Sanders was a two-time consensus All-American cornerback when he played for Florida State University from 1985-1988.
Hunter made the announcement alongside his teammates at Collins Hill High School in Suwanee, Georgia. Since March 2020, Hunter had been committed to FSU and remained in Florida State’s recruiting class despite interest from the University of Georgia, located in his home state. He immediately becomes the most highly touted recruit in Jackson State’s 2022 class and will be considered one of the most talented recruits to ever commit to a historically black college or university.
In an announcement on his Twitter account, Hunter acknowledged that Florida State has “always been a beacon” for him, but said his future is at Jackson State. He also referenced football stars that played their college football at HBCU’s, including Jerry Rice, Doug Williams, and Walter Payton (who played at Jackson State from 1971 to 1974).
Weeks before today's announcement in an interview with Georgia Public Broadcasting, Hunter was asked why he committed to Florida State.
“I’m going to go ahead and rebuild the program like Deion Sanders did when he was there," Hunter said of his then-decision. "I’m going to go make a statement and show everybody that I can go anywhere and play any football which is something that I’ve always want[ed] to do – is play for Florida State.”
Hunter is the first five-star recruit to attend a Division I FCS school and will be one of the most talented players to ever commit to a historically black college or university.
Speaking during a press conference later in the day, FSU head football coach Mike Norvell touted the team's new signees.
"This is a class that addressed a lot of the needs we had," he said. "I really like where we started and am excited about what we've seen today."
This is the first National Signing Day to take place in the Name, Image, and Likeness era and comes after the NCAA allowed student-athletes to profit from their talents without hurting their eligibility to play.
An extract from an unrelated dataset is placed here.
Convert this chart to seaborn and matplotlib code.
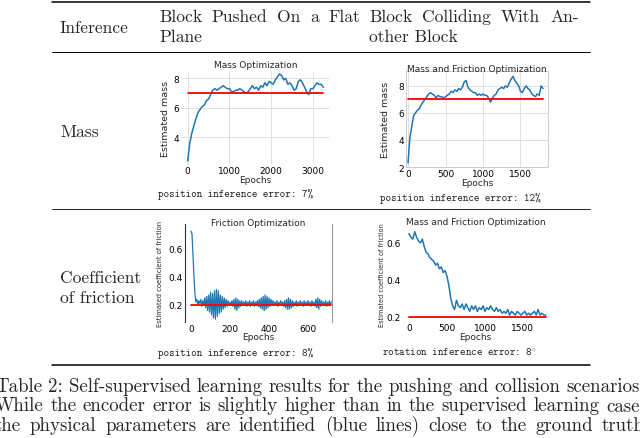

When asked how the program addresses players who've been committed for a long time but don't sign, and the impact it has on other signees, Norvell talked around the issue.
"I'm just grateful for every young man that I've gotten to sit in their homes and got a chance share the opportunity of what Florida State has to offer. We've had 14 great young men who've joined our program today, and that's going to be our focus and what we're going to continue to push forward with and make sure that each young man who comes into our program is the right fit and is helping continue to build our program to where it needs to go, and I am excited about that group, today."